La storia dei panini di san Giulio

La storia dei panini di san Giulio

Gennaio 31, 2021 |

FARINA, FRUTTA SECCA E FANTASIA
Le tre “f” dei panini di san Giulio

La vita monastica benedettina è fondata sui due pilastri della preghiera e del lavoro. I primi tempi della nostra fondazione non mancavano affatto di tanto lavoro per rendere agibili i locali in cui vivere, ma si rendeva necessario anche trovare un lavoro “vero”, cioè capace di procurarci qualche “introito”, tanto più che il Signore aggiungeva nuove sorelle alla nascente comunità. Tra le “aspiranti” benedettine non mancarono – come non mancano mai nelle nuove fondazioni – persone dotate di grande spirito di sacrificio, ma anche di una notevole inventiva. Di loro, infatti, il Signore si serve per rendere possibile l’impossibile. Tale “impossibile” per noi era rappresentato proprio dalla possibilità di un lavoro in sintonia con la spiritualità monastica e adatto al luogo, con le sue difficoltà di trasporto tra terra ferma e isola.
Fu così che una sera di gennaio dei primissimi anni due sorelle, ancora con il velo bianco, ricche di fantasia e di buona volontà si misero a dare uno sguardo alle provviste che avevamo in dispensa: c’era un po’ di farina bianca e un po’ di zucchero, frutta secca che un parente aveva donato con abbondanza, una bottiglia di marsala, qualche uovo. C’era quel che bastava…
Forse san Giulio si impietosì di noi e le nostre abili sorelle cominciarono a impastare un dolce. Non solo, l’indomani, giorno della festa del nostro Patrono si varò l’esperimento di esporre in portineria un cesto di tali panini. Erano stati cotti poche ore prima nel forno casalingo della cucina a gas. Nel freddo dell’inverno, quei dolci profumavano di cose buone, caserecce, e così nel giro di pochi minuti sparirono nelle mani dei pellegrini.
Erano nati – e subito battezzati – i Panini di San Giulio!
Da allora continuammo a impastarne e a cuocerne, precisandone la ricetta… con quanto la Provvidenza ci mandava. Una volta sfornati, i panini se ne andavano al di là del lago… senza difficoltà: quasi che san Giulio ci avesse prestato il suo mantello!
Solo in un secondo momento scoprimmo che per la festa di San Giulio esisteva la tradizione di offrire ai pellegrini dei paniculi che venivano anche benedetti. Senza saperlo, ci eravamo inserite nel solco delle generazioni.

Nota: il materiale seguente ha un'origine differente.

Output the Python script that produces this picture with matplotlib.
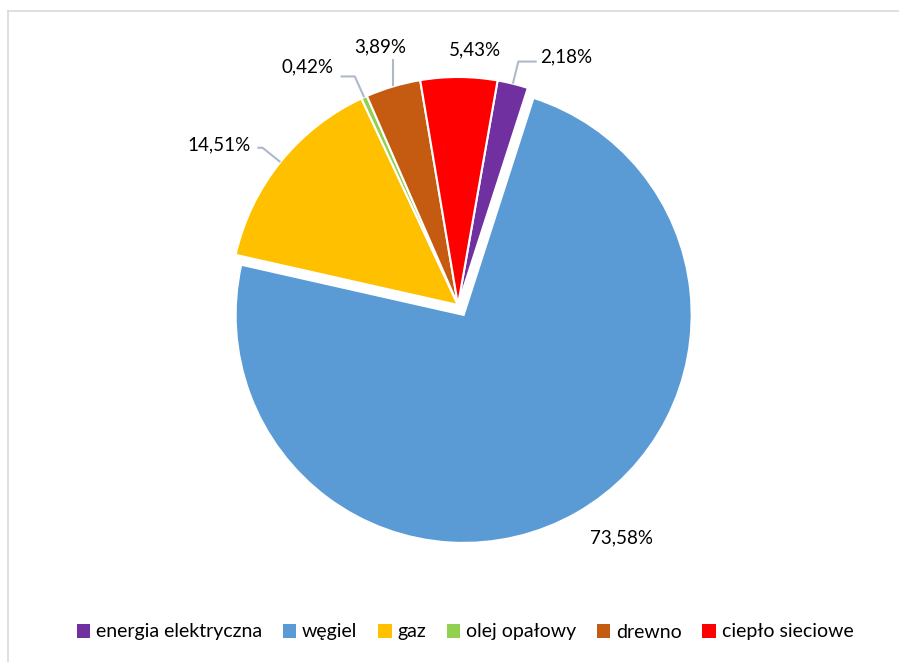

Da allora continuò la distribuzione dei panini nel giorno della festa del Santo. Non solo, la confezione di tali dolci divenne una delle nostre principali attività, soprattutto nel periodo estivo, quando i turisti affollavano l’Isola.
L’incaricata “storica” di tale lavoro fu sr. Maria Rosaria, che non operava mai da sola, ma sempre in società con l’intero Paradiso. Si raccomandava a san Giuseppe perché procurasse gli ingredienti, a san Giulio, perché il tempo fosse buono e i panini si potessero vendere; inoltre impastava al ritmo delle Ave Maria del santo Rosario. Così, chi avrebbe mangiato i panini si trovava anche raggiunto da un’intensa preghiera per le sue necessità materiali e spirituali.
Questa modesta, ma efficace attività artigianale durò diversi anni, fino a quando uscirono delle normative che ci resero impossibile proseguirla. Ormai li produciamo soltanto – ma in grande quantità – in occasione della festa di San Giulio per offrirli ai pellegrini. A confezionarli ora sono le novizie. Durante i giorni della lavorazione, esse lasciano i loro consueti lavori e vivono ogni anno un bel “tempo di grazia”, che le aiuta ad entrare in una dolce tradizione della nostra comunità, oltre che a conoscersi e a collaborare, mettendo le mani nella stessa pasta!
Avvicinandosi la festa del Santo, ci è caro far memoria di questa attività, che ci riporta ai nostri “modesti inizi”. Di anno in anno la gioia si rinnova e il profumo si diffonde all’intorno.